Paris Peoples

Personal information
- Nationality: United States
- Born: 27 May 2000 (age 26)
- Height: 175 cm (5 ft 9 in)

Sport
- Sport: Athletics
- Event: Sprint

Achievements and titles
- Personal best(s): 400 m: 50.36 (Sacramento, 2023)

Medal record
Women's athletics
Representing United States
World Indoor Championships
| Gold medal – first place | 2026 Toruń | 4 × 400 m relay |
World Relays
| Gold medal – first place | 2026 Gaborone | Mixed 4 × 400 m relay |
| Silver medal – second place | 2025 Guangzhou | 4 × 400 m relay |

= Paris Peoples =

American sprinter (born 2000)

Paris Peoples (born 27 May 2000) is an American sprinter. She was third over 400 metres at the 2026 USA Indoor Championships.

==Early life==
She attended Benjamin N. Cardozo High School in New York. She won 600 m race at the 2017 Indoor States Championship.

==Career==
Peoples was a junior at the University of Arkansas by 2022. That year, she won the distance medley relay at the 2022 NCAA Indoor Championships alongside Isabel Van Camp, Krissy Gear and Logan Jolly. She ran a personal best for the 400 metres of 50.60 seconds in Sacramento, California in May 2023.

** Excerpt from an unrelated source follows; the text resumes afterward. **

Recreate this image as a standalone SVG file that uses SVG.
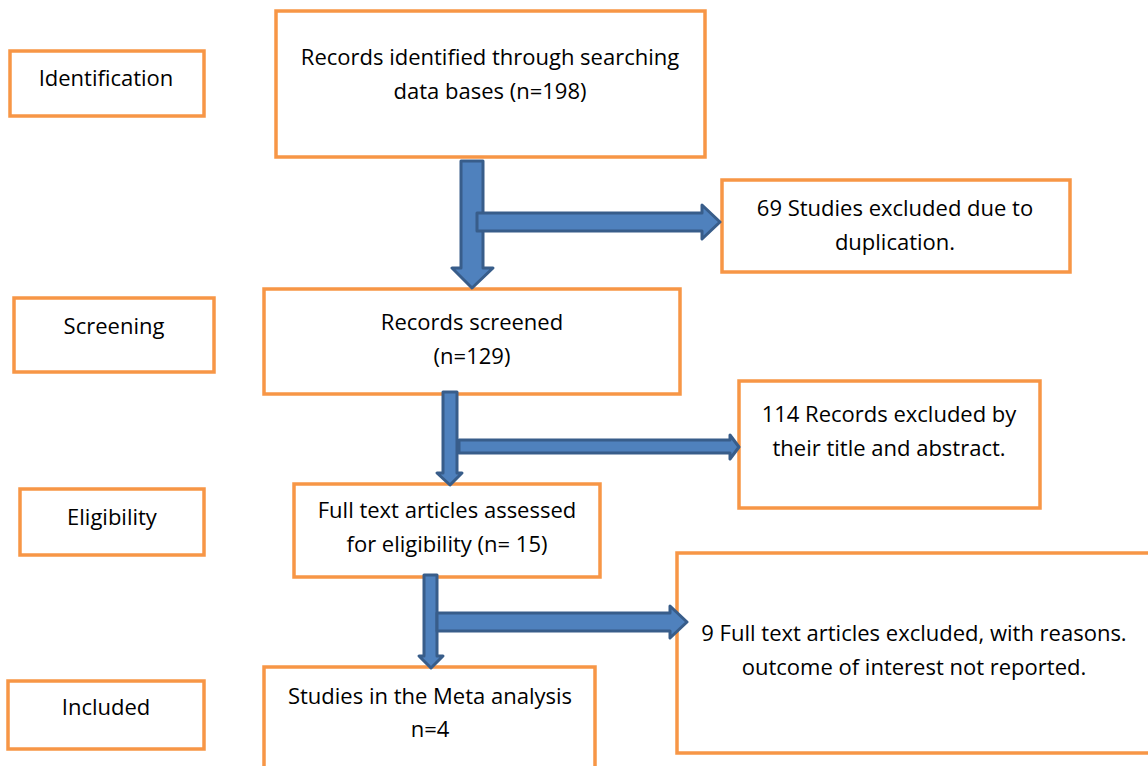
<svg xmlns="http://www.w3.org/2000/svg" width="1148" height="766" viewBox="0 0 1148 766">
<style>
.box{fill:#fff;stroke:#F79646;stroke-width:3.5}
.t{font-family:"Open Sans","Liberation Sans",Arial,sans-serif;font-size:22px;fill:#000;text-anchor:middle}
.ar{fill:#4F81BD;stroke:#385D8A;stroke-width:3;stroke-linejoin:round}
</style>
<rect width="1148" height="766" fill="#fff"/>
<g id="n-identification"><rect class="box" x="10" y="51" width="194" height="65"/><text class="t" x="106" y="86">Identification</text></g>
<g id="n-records"><rect class="box" x="276" y="11" width="429" height="146"/><text class="t" x="490" y="65">Records identified through searching</text><text class="t" x="490" y="99">data bases (n=198)</text></g>
<g id="n-excl1"><rect class="box" x="722" y="180" width="348" height="92"/><text class="t" x="895" y="216">69 Studies excluded due to</text><text class="t" x="895" y="250">duplication.</text></g>
<g id="n-screening"><rect class="box" x="14" y="298" width="200" height="74"/><text class="t" x="114" y="334">Screening</text></g>
<g id="n-screened"><rect class="box" x="264" y="289" width="416" height="105"/><text class="t" x="472" y="330">Records screened</text><text class="t" x="472" y="364">(n=129)</text></g>
<g id="n-excl2"><rect class="box" x="739" y="381" width="301" height="127"/><text class="t" x="889" y="422">114 Records excluded by</text><text class="t" x="889" y="456">their title and abstract.</text></g>
<g id="n-eligibility"><rect class="box" x="20" y="489" width="184" height="66"/><text class="t" x="112" y="525">Eligibility</text></g>
<g id="n-fulltext"><rect class="box" x="294" y="484" width="306" height="93"/><text class="t" x="447" y="518">Full text articles assessed</text><text class="t" x="447" y="552">for eligibility (n= 15)</text></g>
<g id="n-excl3"><rect class="box" x="677" y="553" width="480" height="200"/><text class="t" x="914" y="641">9 Full text articles excluded, with reasons.</text><text class="t" x="914" y="675">outcome of interest not reported.</text></g>
<g id="n-included"><rect class="box" x="8" y="681" width="196" height="68"/><text class="t" x="106" y="715">Included</text></g>
<g id="n-studies"><rect class="box" x="264" y="667" width="331" height="110"/><text class="t" x="430" y="704">Studies in the Meta analysis</text><text class="t" x="430" y="737">n=4</text></g>
<g id="connectors">
<path class="ar" d="M461,161 H483 V268 H493 L472,288 L452,268 H461 Z"/>
<path class="ar" d="M477,213 H702 V205 L720,222 L702,239 V231 H477 Z"/>
<path class="ar" d="M443,392 H457 V473 H462 L450,485 L437,473 H443 Z"/>
<path class="ar" d="M459,440 H730 V435 L739,447 L730,459 V453 H459 Z"/>
<path class="ar" d="M424,575 H437 V656 H443 L431,668 L419,656 H424 Z"/>
<path class="ar" d="M437,613 H670 V606 L687,622 L670,638 V631 H437 Z"/>
</g>
</svg>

On 24 April 2025, she was named in the American team for the 2025 World Athletics Relays in Guangzhou, China in May 2025. She competed for the United States in the women's 4 × 400 metres relay as the team won their heat to secure a place at the 2025 World Championships. She ran the opening leg of the final with a 52.21 second split, as the American team came away with second place overall and the silver medal.

On 1 March 2026, she was third to Rosey Effiong and Bailey Lear in the 400 metres at the 2026 USA Indoor Track and Field Championships, running 51.63 seconds. She was selected for the United States relay teams at the 2026 World Athletics Indoor Championships in Toruń, Poland, winning the gold medal with the women's 4 × 400 m relay team.

Competing outdoors, Peoples beat Saint Vincent's Shafiqua Maloney to the line of the women's 600 m in a time of 1:23.45 at the 2026 Miramar Invitational on 4 April. In April ahe placed second to home runner Mercy Oketch in 51.06 seconds at the Kip Keino Classic in Nairobi. She was named in the United States team for the 2026 World Athletics Relays in Gaborone, Botswana. She ran as part of the mixed 4 x 400 metres relay team which won the gold medal having also won their heat on the opening day. She placed eighth in the 400 m at the 2026 Shanghai Diamond League and sixth on 19 June at the 2026 Doha Diamond League.